The three siblings are certainly very different from one another, and this is reflected in the dynamic between them and their mother. She was harder on Mark while treating Carmen as the baby of the three. Chris, on the other hand, has been the self-sufficient one since childhood as he’s always been independent and inquisitive.
“I’m outgoing, I like attention. I like people to know I’m in a room and you will know I’m in a room,” Vidale said. “But I also want to be left alone, and I want to be able to get my work done. I can be boisterous and that’s just who I am. But most people will start by not liking me just because I am very just, ‘I’m here.’”
On top of being outgoing, he used the term “loyal” to describe himself. His loyalty to others is evident when discussing his wife Elizabeth “Betsey” Armstrong, and two boys, six-year-old Frankie and three-year-old Max.
“A big part of me wants to make sure that I am present in my kids’ life. My kids are everything.

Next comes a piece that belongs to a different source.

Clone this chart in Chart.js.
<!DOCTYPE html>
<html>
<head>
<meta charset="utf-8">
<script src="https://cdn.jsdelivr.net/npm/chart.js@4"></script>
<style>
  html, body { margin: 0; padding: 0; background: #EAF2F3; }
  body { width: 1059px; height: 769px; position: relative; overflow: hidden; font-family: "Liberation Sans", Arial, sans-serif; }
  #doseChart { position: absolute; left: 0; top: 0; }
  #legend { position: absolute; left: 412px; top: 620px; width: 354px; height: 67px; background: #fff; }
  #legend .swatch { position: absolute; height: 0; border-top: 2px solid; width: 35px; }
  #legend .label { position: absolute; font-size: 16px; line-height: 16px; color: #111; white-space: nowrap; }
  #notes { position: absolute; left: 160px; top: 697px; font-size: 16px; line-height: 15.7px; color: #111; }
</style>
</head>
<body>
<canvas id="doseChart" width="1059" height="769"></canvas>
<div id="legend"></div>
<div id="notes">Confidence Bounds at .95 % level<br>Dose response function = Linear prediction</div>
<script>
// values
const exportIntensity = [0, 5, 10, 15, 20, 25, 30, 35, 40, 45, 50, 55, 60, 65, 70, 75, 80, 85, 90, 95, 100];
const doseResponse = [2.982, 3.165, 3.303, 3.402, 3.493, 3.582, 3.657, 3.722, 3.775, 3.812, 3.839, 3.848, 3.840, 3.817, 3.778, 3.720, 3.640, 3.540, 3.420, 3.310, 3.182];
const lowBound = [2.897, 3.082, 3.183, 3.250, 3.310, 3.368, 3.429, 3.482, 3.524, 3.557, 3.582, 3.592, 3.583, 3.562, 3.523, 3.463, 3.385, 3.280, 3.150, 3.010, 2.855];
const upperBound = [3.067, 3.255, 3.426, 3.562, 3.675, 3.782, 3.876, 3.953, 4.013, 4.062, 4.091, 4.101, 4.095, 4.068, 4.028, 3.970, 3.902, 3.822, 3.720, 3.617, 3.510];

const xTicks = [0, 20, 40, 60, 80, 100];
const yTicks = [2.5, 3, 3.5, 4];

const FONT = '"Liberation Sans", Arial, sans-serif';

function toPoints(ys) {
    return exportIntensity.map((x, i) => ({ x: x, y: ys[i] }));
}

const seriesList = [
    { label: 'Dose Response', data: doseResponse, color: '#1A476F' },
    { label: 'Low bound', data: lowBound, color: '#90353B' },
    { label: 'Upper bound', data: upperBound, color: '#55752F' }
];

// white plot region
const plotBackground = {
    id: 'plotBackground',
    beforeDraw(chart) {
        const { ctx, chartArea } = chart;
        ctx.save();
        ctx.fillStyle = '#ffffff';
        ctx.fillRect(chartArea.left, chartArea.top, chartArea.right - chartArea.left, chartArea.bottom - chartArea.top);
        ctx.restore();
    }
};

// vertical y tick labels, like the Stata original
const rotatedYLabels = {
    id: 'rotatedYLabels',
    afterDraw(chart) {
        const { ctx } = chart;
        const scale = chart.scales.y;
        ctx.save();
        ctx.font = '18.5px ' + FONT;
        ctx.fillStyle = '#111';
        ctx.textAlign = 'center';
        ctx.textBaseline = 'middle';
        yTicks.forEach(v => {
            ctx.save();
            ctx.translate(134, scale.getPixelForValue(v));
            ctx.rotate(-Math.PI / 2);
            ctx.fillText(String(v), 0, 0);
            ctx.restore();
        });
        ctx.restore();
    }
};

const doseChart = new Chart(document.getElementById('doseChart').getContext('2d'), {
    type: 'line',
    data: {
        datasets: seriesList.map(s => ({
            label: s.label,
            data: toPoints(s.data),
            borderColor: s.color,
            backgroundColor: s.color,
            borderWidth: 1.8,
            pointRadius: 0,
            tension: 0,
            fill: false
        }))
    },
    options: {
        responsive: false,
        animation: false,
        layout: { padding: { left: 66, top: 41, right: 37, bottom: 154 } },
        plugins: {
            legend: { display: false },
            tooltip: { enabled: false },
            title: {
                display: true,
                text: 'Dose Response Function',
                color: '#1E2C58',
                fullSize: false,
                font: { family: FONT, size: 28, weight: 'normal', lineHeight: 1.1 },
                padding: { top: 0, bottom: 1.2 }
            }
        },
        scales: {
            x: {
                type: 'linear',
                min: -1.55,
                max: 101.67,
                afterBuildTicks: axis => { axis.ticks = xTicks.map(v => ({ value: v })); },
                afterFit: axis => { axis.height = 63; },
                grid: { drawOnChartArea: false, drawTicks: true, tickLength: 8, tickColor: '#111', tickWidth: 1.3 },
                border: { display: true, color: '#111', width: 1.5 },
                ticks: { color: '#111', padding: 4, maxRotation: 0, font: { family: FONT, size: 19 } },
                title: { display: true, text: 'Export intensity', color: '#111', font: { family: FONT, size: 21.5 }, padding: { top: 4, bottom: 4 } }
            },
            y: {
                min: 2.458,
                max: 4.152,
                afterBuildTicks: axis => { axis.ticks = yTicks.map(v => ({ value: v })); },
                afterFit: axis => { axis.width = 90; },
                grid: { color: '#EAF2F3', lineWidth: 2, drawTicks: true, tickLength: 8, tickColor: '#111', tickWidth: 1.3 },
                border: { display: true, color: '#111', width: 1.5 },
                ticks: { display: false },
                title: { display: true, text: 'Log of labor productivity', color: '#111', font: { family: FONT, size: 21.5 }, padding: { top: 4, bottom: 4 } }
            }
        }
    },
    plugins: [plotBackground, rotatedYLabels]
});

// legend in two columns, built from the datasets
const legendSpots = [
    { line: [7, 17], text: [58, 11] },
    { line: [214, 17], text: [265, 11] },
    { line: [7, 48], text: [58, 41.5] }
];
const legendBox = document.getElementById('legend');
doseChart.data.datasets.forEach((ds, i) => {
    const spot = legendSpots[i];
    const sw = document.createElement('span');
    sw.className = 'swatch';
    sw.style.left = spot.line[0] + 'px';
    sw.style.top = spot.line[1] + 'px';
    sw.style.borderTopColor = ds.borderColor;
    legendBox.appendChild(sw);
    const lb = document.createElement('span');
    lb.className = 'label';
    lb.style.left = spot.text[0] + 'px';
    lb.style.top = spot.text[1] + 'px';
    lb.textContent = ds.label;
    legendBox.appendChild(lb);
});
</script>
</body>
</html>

My reasons for what I do is to take care of my direct kids and then to take care of these [water polo] kids and take care of my family,” Vidale said.
His wife is very intelligent, loves classical music, and is an Olympic silver and gold medalist as a water polo goalie for the U.S. in the Beijing and London games. Frankie possesses his mother’s intelligence and focus and “could be talented in anything he touches.” Like his father, he also swims, as he competes with the swim team at Bard College.

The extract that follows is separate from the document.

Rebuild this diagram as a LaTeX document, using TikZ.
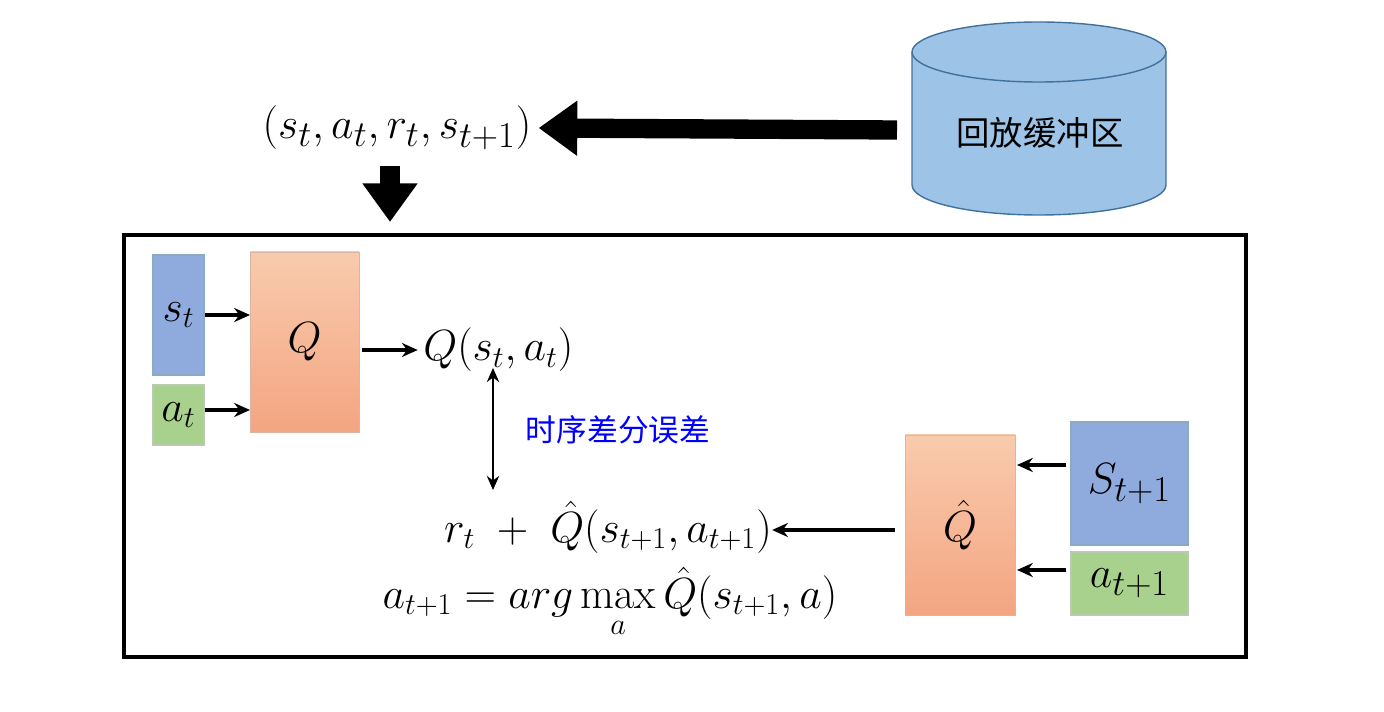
\documentclass[tikz,border=0pt]{standalone}
\usepackage{fontspec}
\usepackage{amsmath}
\newfontfamily\cjk{Noto Sans CJK SC}
\usetikzlibrary{shapes.geometric,arrows.meta}
\definecolor{cylf}{HTML}{9DC3E6}
\definecolor{cyld}{HTML}{41719C}
\definecolor{bluef}{HTML}{8FAADC}
\definecolor{greenf}{HTML}{A9D18E}
\definecolor{orT}{HTML}{F8CBAD}
\definecolor{orB}{HTML}{F4A582}
\begin{document}
\begin{tikzpicture}[x=0.02cm,y=-0.02cm,
  txt/.style={font=\fontsize{25}{30}\selectfont, inner sep=0pt},
  bbox/.style={draw=cyld!60, line width=0.6pt},
  arr/.style={-{Stealth[length=9pt,width=8pt]}, line width=1.8pt},
  fat/.style={line width=11pt,-{Triangle[length=22pt,width=30pt]}}]
\useasboundingbox (0,0) rectangle (1384,712);
% cylinder
\draw[draw=cyld, line width=0.8pt, fill=cylf] (912,52) -- (912,185) arc[start angle=180,end angle=360,x radius=127,y radius=-30] -- (1166,52) arc[start angle=0,end angle=180,x radius=127,y radius=-30] -- cycle;
\draw[draw=cyld, line width=0.8pt] (912,52) arc[start angle=180,end angle=360,x radius=127,y radius=-30];
\node[font=\cjk\fontsize{19}{22}\selectfont] (buft) at (1040,133) {回放缓冲区};
\node[font=\fontsize{30}{34}\selectfont, inner sep=0pt] (tup) at (397,128) {$(s_t,a_t,r_t,s_{t+1})$};
\coordinate (bl) at (897,130);
\draw[fat] (bl) -- ([xshift=4pt]tup.east);
\coordinate (d1) at (390,166);
\coordinate (d2) at (390,222);
\draw[fat] (d1) -- (d2);
% frame
\draw[line width=2.5pt] (124,235) rectangle (1246,657);
% left boxes
\node[bbox, fill=bluef, minimum width=51*0.02cm, minimum height=120*0.02cm, inner sep=0pt] (st) at (178.5,315) {};
\node[txt] at (st) {$s_t$};
\node[bbox, draw=greenf!70!black!50, fill=greenf, minimum width=51*0.02cm, minimum height=60*0.02cm, inner sep=0pt] (at) at (178.5,415) {};
\node[txt] at (at) {$a_t$};
\shade[top color=orT, bottom color=orB] (250,252) rectangle (359,432);
\draw[orB!80!black!60, line width=0.5pt] (250,252) rectangle (359,432);
\node[txt, minimum width=109*0.02cm, minimum height=180*0.02cm] (Q) at (304.5,342) {$Q$};
\coordinate (q1) at (250,315); \coordinate (q2) at (250,410);
\draw[arr] (st.east |- q1) -- (q1);
\draw[arr] (at.east |- q2) -- (q2);
\node[txt, anchor=west] (qsa) at (423,350) {$Q(s_t,a_t)$};
\coordinate (q3) at (362,350);
\draw[arr] (q3) -- ([xshift=-3pt]qsa.west);
% TD
\coordinate (v1) at (493,368); \coordinate (v2) at (493,490);
\draw[{Stealth[length=8pt,width=7pt]}-{Stealth[length=8pt,width=7pt]}, line width=1.5pt] (v1) -- (v2);
\node[font=\cjk\fontsize{17.5}{20}\selectfont, text=blue] (td) at (618,430) {时序差分误差};
\node[txt] (tgt) at (608,527) {$r_t\;+\;\hat{Q}(s_{t+1},a_{t+1})$};
\node[txt] (am) at (610,603) {$a_{t+1}=arg\max\limits_{a}\hat{Q}(s_{t+1},a)$};
% right boxes
\shade[top color=orT, bottom color=orB] (905,435) rectangle (1015,615);
\draw[orB!80!black!60, line width=0.5pt] (905,435) rectangle (1015,615);
\node[txt, minimum width=110*0.02cm, minimum height=180*0.02cm] (Qh) at (960,525) {$\hat{Q}$};
\node[bbox, fill=bluef, minimum width=117*0.02cm, minimum height=123*0.02cm, inner sep=0pt] (st1) at (1129.5,483.5) {};
\node[font=\fontsize{28}{32}\selectfont] at (st1) {$S_{t+1}$};
\node[bbox, draw=greenf!70!black!50, fill=greenf, minimum width=117*0.02cm, minimum height=63*0.02cm, inner sep=0pt] (at1) at (1129.5,583.5) {};
\node[font=\fontsize{28}{32}\selectfont] at (at1) {$a_{t+1}$};
\coordinate (r1) at (1017,465); \coordinate (r2) at (1017,570);
\draw[arr] (1066,465) -- (r1);
\draw[arr] (1066,570) -- (r2);
\coordinate (r3) at (895,530);
\draw[arr] (r3) -- (tgt.east |- r3);
\end{tikzpicture}
\end{document}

Max is more like his father, often mimicking his mannerisms while having an outgoing personality. When they’re all together, they’re known to cause a commotion – wrestling, fighting, and being wacky– all of which have their highs and lows.
“A perfect day is just wake up late, let them watch cartoons, sleep in, make some pancakes, and hang out. And then maybe Poet’s Walk, it’s a nice area up there. But it’s also fun to have a group of friends over and just hang and cook,” Vidale said.
Whether it’s making pancakes, grilling meats, or creating new combinations of food, he loves cooking. He attended the Institute of Culinary Education in New York City, and to this day, his friends will call him and ask if he wants to work the lines one night, grill for them, or even cater – he’s that good. He even described what his favorite kind of burger looks like.
“A Wagyu beef burger, brioche bun, a garlic bearnaise, brioche butter on the bread, an oregano, spicy aioli with lettuce, tomato, lots of pickles. And then some skinny stringy fried onions right in the middle of it. And some parmesan fries and a shake,” Vidale said.
Before ever learning how to cook, Vidale worked for MTV after graduating from Iona University, where he played 67 games for the water polo team. At MTV, he worked in production management with VH1 on music videos and behind-the-scenes paperwork. After that gig, he went to IMG, working tennis shows and fashion week in Bryant Park.
His journey from MTV to IMG to culinary school and to coaching several water polo teams before finding his way to Marist is certainly a unique path. Adding to this uniqueness is how Vidale learned how to play the ukulele during the height of the pandemic – he now has 10 songs under his belt.
“It started with Lava from that Disney movie. My kids liked it, so it started with that. And then I’m working on Best Friend by Rex Orange County, trying to get there,” Vidale said.
None of this even mentions how he won a bronze medal with Trinidad and Tobago at the 2009 CCCAN Games or that going into this season, he had surpassed 50 wins against MAAC teams and over 100 overall. What can’t he do?
The man from the sunshine state certainly has had many bright moments over the course of his life. For him, it’s all about enjoying himself as his mother always preached.
“As long as life is surrounded by good, happy people, a tasty meal, a beverage to wash it down, family, and friends, life’s good.”